From the first line of the listing below to the line with "from matplotlib.ticker import MultipleLocator", print each line exactly, and nothing more. Leave out the pictures.

┌─ The data

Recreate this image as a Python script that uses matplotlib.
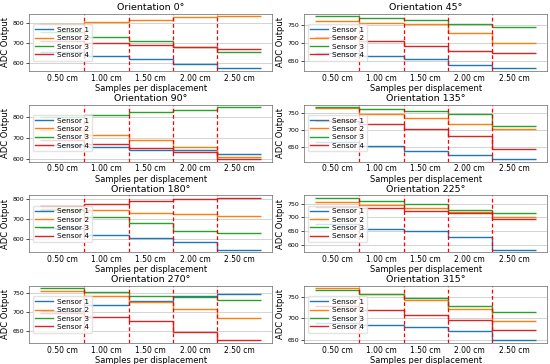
import numpy as np
import matplotlib
matplotlib.use("Agg")
import matplotlib.pyplot as plt
from matplotlib.ticker import MultipleLocator

# ---- data (ADC level per displacement step) ----
displacements = ["0.50 cm", "1.00 cm", "1.50 cm", "2.00 cm", "2.50 cm"]
orientations = ["0°", "45°", "90°", "135°", "180°", "225°", "270°", "315°"]
sensors = ["Sensor 1", "Sensor 2", "Sensor 3", "Sensor 4"]

s1 = [[656, 634, 619, 594, 573],
      [674, 664, 656, 641, 631],
      [668, 659, 646, 643, 625],
      [665, 653, 640, 628, 616],
      [653, 622, 603, 583, 547],
      [676, 658, 649, 628, 582],
      [702, 717, 729, 741, 747],
      [690, 685, 680, 670, 649]]
s2 = [[795, 806, 818, 829, 834],
      [760, 757, 753, 728, 701],
      [740, 714, 692, 660, 610],
      [765, 748, 735, 719, 704],
      [750, 742, 730, 725, 712],
      [756, 746, 735, 719, 703],
      [755, 741, 725, 709, 683],
      [770, 757, 744, 721, 694]]
s3 = [[754, 728, 708, 680, 654],
      [774, 769, 765, 753, 744],
      [803, 813, 825, 837, 849],
      [768, 763, 757, 748, 714],
      [745, 708, 678, 642, 628],
      [772, 762, 750, 729, 715],
      [762, 753, 743, 739, 732],
      [766, 756, 748, 728, 716]]
s4 = [[712, 700, 689, 680, 668],
      [718, 705, 693, 680, 672],
      [690, 672, 652, 635, 602],
      [728, 719, 704, 684, 645],
      [765, 775, 787, 800, 805],
      [738, 733, 725, 716, 694],
      [698, 687, 676, 647, 625],
      [730, 720, 709, 696, 673]]

ytick_step = [100, 50, 100, 50, 100, 50, 50, 50]

colors = ["#1f77b4", "#ff7f0e", "#2ca02c", "#d62728"]

fig, axes = plt.subplots(4, 2, figsize=(5.5, 3.64), dpi=100)
fig.subplots_adjust(left=0.053, right=0.995, top=0.962, bottom=0.058,
                    hspace=0.59, wspace=0.13)

n_seg = len(displacements)
edges = np.arange(n_seg + 1)
centers = edges[:-1] + 0.5

for i, ax in enumerate(axes.flat):
    for k, series in enumerate([s1, s2, s3, s4]):
        ax.stairs(series[i], edges, baseline=None, color=colors[k],
                  lw=1.0, label=sensors[k])
    for b in edges[1:-1]:
        ax.axvline(b, color="red", ls=(0, (3, 2)), lw=0.9)
    ax.set_xlim(-0.25, n_seg + 0.25)
    ax.set_xticks(centers)
    ax.set_xticklabels(displacements, fontsize=5.5)
    ax.yaxis.set_major_locator(MultipleLocator(ytick_step[i]))
    ax.tick_params(axis="y", labelsize=4.5, length=2, width=0.5, pad=1.5)
    ax.tick_params(axis="x", length=0, pad=2)
    ax.grid(axis="y", color="#cccccc", lw=0.6)
    ax.set_axisbelow(True)
    for sp in ax.spines.values():
        sp.set_linewidth(0.5)
        sp.set_color("#666666")
    ax.set_title("Orientation " + orientations[i], fontsize=6.8, pad=2.5)
    ax.set_xlabel("Samples per displacement", fontsize=6, labelpad=1)
    ax.set_ylabel("ADC Output", fontsize=6, labelpad=1.5)
    ax.legend(loc="center left", fontsize=5.3, labelspacing=0.3,
              handlelength=2.4, handletextpad=0.6, borderpad=0.35,
              framealpha=0.8, edgecolor="#dddddd", fancybox=True)

fig.savefig("out.png", dpi=100)
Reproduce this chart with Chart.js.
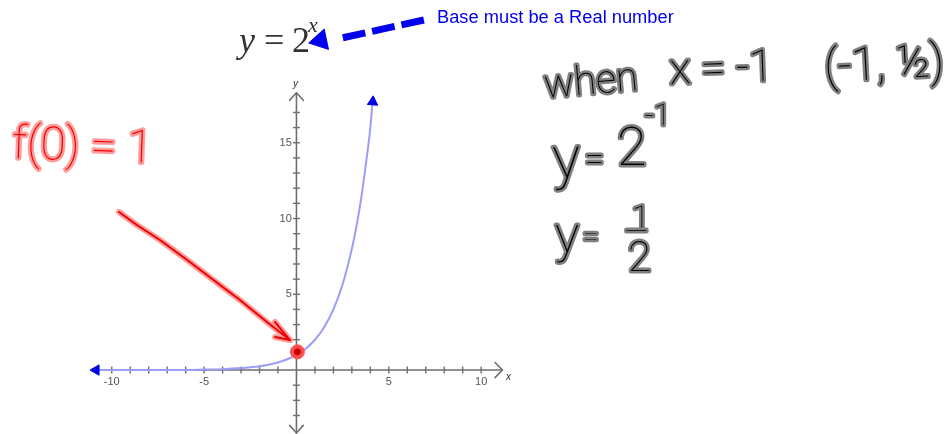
<!DOCTYPE html>
<html lang="en">
<head>
    <meta charset="UTF-8">
    <title>y = 2^x</title>
    <script src="https://cdn.jsdelivr.net/npm/chart.js"></script>
    <style>
        body { margin: 0; background: #fff; overflow: hidden; }
        #wrap { position: relative; width: 947px; height: 434px; }
        canvas { position: absolute; left: 0; top: 0; filter: blur(0.55px); }
        #note { position: absolute; left: 437px; top: 6px; color: #0000ee; white-space: nowrap;
                font: 18.3px "Liberation Sans", Arial, sans-serif; }
    </style>
</head>
<body>
    <div id="wrap">
        <canvas id="graph" width="947" height="434"></canvas>
        <div id="note">Base must be a Real number</div>
    </div>

    <script>
        // Curve
        const curveX = [-11, -6, -5, -4, -3, -2, -1, -0.5, 0, 0.5, 1, 1.5, 2, 2.5, 3, 3.25, 3.5, 3.75, 4, 4.13];
        const curveY = [0, 0, 0.03, 0.06, 0.13, 0.25, 0.5, 0.71, 1, 1.41, 2, 2.83, 4, 5.66, 8, 9.5, 11.3, 13.5, 16, 17.9];

        // Axes
        const xTickLabels = [-10, -5, 5, 10];
        const yTickLabels = [5, 10, 15];
        const xMinorTicks = [-10, -9, -8, -7, -6, -5, -4, -3, -2, -1, 1, 2, 3, 4, 5, 6, 7, 8, 9, 10];
        const yMinorTicks = [-3, -2, -1, 1, 2, 3, 4, 5, 6, 7, 8, 9, 10, 11, 12, 13, 14, 15, 16, 17];
        const xAxisEnds = [-11, 11.15];
        const yAxisEnds = [-4.15, 18.3];

        // Red hand drawn arrow pointing at (0, 1)
        const arrowX = [-9.61, -8.64, -7.39, -5.77, -4.49, -3.06, -1.6, -0.35];
        const arrowY = [10.43, 9.57, 8.58, 7.13, 5.94, 4.62, 3.17, 1.98];
        const arrowHeadX = [-1.16, -0.35, -1.16];
        const arrowHeadY = [3.17, 1.98, 2.18];
        const interceptX = [0.05];
        const interceptY = [1.2];

        // Blue dashed arrow pointing at the base of the formula
        const noteArrowX = [6.9, 2.4];
        const noteArrowY = [23.1, 21.9];
        const noteHeadX = [1.3];
        const noteHeadY = [21.75];

        function pts(xs, ys) {
            return xs.map((x, i) => ({ x: x, y: ys[i] }));
        }

        function line(xs, ys, color, width, extra) {
            return Object.assign({
                data: pts(xs, ys), showLine: true, borderColor: color, borderWidth: width,
                pointRadius: 0, borderCapStyle: 'round', borderJoinStyle: 'round'
            }, extra || {});
        }

        function marks(xs, ys, style, radius, rotation, color, width) {
            return {
                data: pts(xs, ys), showLine: false, pointStyle: style, pointRadius: radius,
                pointRotation: rotation, borderColor: color, backgroundColor: color, pointBorderWidth: width
            };
        }

        const axisGray = '#6f6f6f';
        const curveBlue = '#9c9cfa';
        const halo = '#ff9c9c';
        const red = '#f00000';

        // listed in paint order, reversed below because Chart.js paints the first one last
        const layers = [
            line(xAxisEnds, [0, 0], axisGray, 1.6),
            line([0, 0], yAxisEnds, axisGray, 1.6),
            line([10.75, 11.15, 10.75], [0.5, 0, -0.5], axisGray, 1.6),
            line([-0.37, 0, 0.37], [17.8, 18.3, 17.8], axisGray, 1.6),
            line([-0.37, 0, 0.37], [-3.65, -4.15, -3.65], axisGray, 1.6),
            marks(xMinorTicks, xMinorTicks.map(() => 0), 'line', 3.5, 90, axisGray, 1.4),
            marks(yMinorTicks.map(() => 0), yMinorTicks, 'line', 3.5, 0, axisGray, 1.4),
            line(curveX, curveY, curveBlue, 2, { cubicInterpolationMode: 'monotone' }),
            marks([-10.85], [0], 'triangle', 6, -90, '#0000e0', 1),
            marks([4.13], [17.7], 'triangle', 6, 4, '#0000e0', 1),
            line(arrowX, arrowY, halo, 6),
            line(arrowHeadX, arrowHeadY, halo, 6),
            line(arrowX, arrowY, red, 2),
            line(arrowHeadX, arrowHeadY, red, 2),
            marks(interceptX, interceptY, 'circle', 7, 0, '#ff4d4d', 1),
            marks(interceptX, interceptY, 'circle', 3, 0, '#c80000', 1),
            line(noteArrowX, noteArrowY, '#0000ee', 7, { borderDash: [23, 7], borderCapStyle: 'butt' }),
            marks(noteHeadX, noteHeadY, 'triangle', 12, -102, '#0000ee', 1)
        ].reverse();

        // Text written on the picture
        const inkBlack = { fill: '#000', stroke: '#808080', width: 5 };
        const inkRed = { fill: '#f00000', stroke: '#ff9c9c', width: 5 };
        const hand = size => '100 ' + size + 'px Roboto, Lato, sans-serif';
        const writing = [
            ['when', 545, 98, -5, hand(40), inkBlack],
            ['x = -1', 670, 84, -2, hand(44), inkBlack],
            ['(-1, ½)', 825, 82, -3, hand(46), inkBlack],
            ['y', 553, 178, -2, hand(58), inkBlack],
            ['=', 585, 170, 0, hand(34), inkBlack],
            ['2', 617, 165, 0, hand(54), inkBlack],
            ['-1', 645, 125, 0, hand(30), inkBlack],
            ['y', 555, 252, 0, hand(50), inkBlack],
            ['=', 583, 246, 0, hand(28), inkBlack],
            ['1', 632, 228, 0, hand(32), inkBlack],
            ['—', 625, 241, 0, hand(30), inkBlack],
            ['2', 628, 271, 0, hand(42), inkBlack],
            ['f(0) = 1', 12, 158, 2, hand(46), inkRed],
            ['y', 239, 52, 0, 'italic 36px "Liberation Serif", serif', null],
            ['=', 264, 52, 0, '36px "Liberation Serif", serif', null],
            ['2', 292, 52, 0, '36px "Liberation Serif", serif', null],
            ['x', 308, 32, 0, 'italic 22px "Liberation Serif", serif', null],
            ['x', 506, 380, 0, 'italic 10px "Liberation Sans", sans-serif', null],
            ['y', 293, 87, 0, 'italic 10px "Liberation Sans", sans-serif', null]
        ];

        const writingPlugin = {
            id: 'writing',
            afterDraw(chart) {
                const ctx = chart.ctx;
                writing.forEach(([text, x, y, angle, font, ink]) => {
                    ctx.save();
                    ctx.translate(x, y);
                    ctx.rotate(angle * Math.PI / 180);
                    ctx.font = font;
                    ctx.lineJoin = 'round';
                    if (ink) {
                        ctx.strokeStyle = ink.stroke;
                        ctx.lineWidth = ink.width;
                        ctx.strokeText(text, 0, 0);
                        ctx.fillStyle = ink.fill;
                    } else {
                        ctx.fillStyle = '#333';
                    }
                    ctx.fillText(text, 0, 0);
                    ctx.restore();
                });
            }
        };

        function centerAxis(labels, position, min, max, padding) {
            return {
                type: 'linear', position: position, min: min, max: max,
                grid: { display: false, drawTicks: false },
                border: { display: false },
                afterBuildTicks: axis => { axis.ticks = labels.map(v => ({ value: v })); },
                // the labels must not shrink the plot, it fills the whole page
                afterFit: axis => {
                    axis.paddingLeft = axis.paddingRight = axis.paddingTop = axis.paddingBottom = 0;
                },
                ticks: {
                    autoSkip: false, maxRotation: 0, padding: padding, color: '#555',
                    font: { family: '"Liberation Sans", sans-serif', size: 11 },
                    callback: v => String(v)
                }
            };
        }

        new Chart(document.getElementById('graph'), {
            type: 'scatter',
            data: { datasets: layers },
            options: {
                responsive: false,
                animation: false,
                layout: { padding: 0, autoPadding: false },
                plugins: { legend: { display: false }, tooltip: { enabled: false } },
                scales: {
                    x: centerAxis(xTickLabels, { y: 0 }, -16.05, 35.22, 5),
                    y: centerAxis(yTickLabels, { x: -0.25 }, -4.22, 24.42, 0)
                }
            },
            plugins: [writingPlugin]
        });
    </script>
</body>
</html>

└─

# Output below:
Recreate this image as a Python script that uses matplotlib.
import numpy as np
import matplotlib
matplotlib.use("Agg")
import matplotlib.pyplot as plt
from matplotlib.ticker import MultipleLocator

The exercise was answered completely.